赞
踩
ShuffleNetwork:An Extremely Efficient Convolutional Neural Network for Mobile Devices
论文地址:ShuffleNetwork
介绍了一个名字为ShuffleNet计算效率极快的CNN框架,该框架设计用于计算能力有限的移动设备。主要是使用了两种操作:一个是pointwise group convolution,一个是channel shuffle。这两种操作不但减小了计算成本还保持了原有的精度。实验证明在ImageNet 分类中,shuffleNet的性能比其他先进的架构都强。在40MFLOPS的计算预支下,能够在保持AlexNet的精度的同时还提高了将近13倍的速度。
目前的大趋势主要是构建更深更大的卷积网络来解决识别课题。但这些精度比较高的网络都具有大量层和通道,需要几百万个的FLOPS要求。

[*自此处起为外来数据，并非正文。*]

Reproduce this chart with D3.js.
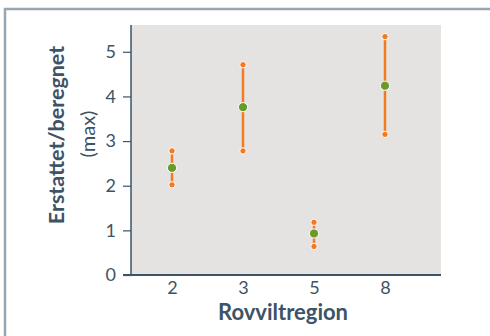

从另外一个角度上来考虑,在计算能力有限的移动设备上来保持任务的精度。很多这方面的成果都是聚焦在pruning,compressing,或者low-bit representng a “basic”Network architecture。本文注重于设计一个能在想要达到的计算范围之内的高效的基本框架。
文中使用pointwise group convolutions技术降低1x1卷积计算的复杂度;为了解决group covolution带来的特征通道之间信息不互通的负面效果,提出了channel shuffle的技术。基本这两种计算搭建了一个名为ShuffleNet的高效框架。在已有的计算预支下,ShuffleNet 允许更多的feature map channels,这些channels能够编码出更多的信息,尤其对于小网络的性能而言是尤为重要的。
ShuffleNet的性能超过了目前很多的先进框架,比如在ImageNet的物体分类中的top-1 error上,比MobileNet低7.8%。并且在保持于AlexNet精度相当的同时,实际上能够加速大约13倍(理论上18倍)。
近些年来,深度神经网络在计算机视觉上取得了巨大的成果,其中模型设计充当了很重要的角色。由于嵌入式系统中高质量的深度神经网络需求的增加激励值高效模型的设计。比如GoogLeNet相比于为了提高网络的深度而简单的堆叠卷积层的架构减少了更多的参数;ResNet利用bottleneck 结构来实现了很好的性能,还有一个比较前言的研究是利用强化学习和模型搜索来实现高效模型的设计。
group convolution的概念是出现在AlexNet网络为了把模型分布在两块GPU中的,并且在ResNetXt表现的也很好。深度可分卷积(depthwise separable convolution)衍生出了可分卷积(separable convolution)。MobileNet中使用了深度可分卷积(depthwise separable convolution)和获得了先进的结果。文中把群卷积(ground convolution)和深度可分卷积(depthwise separable convolution)推广成为了一种新的形式。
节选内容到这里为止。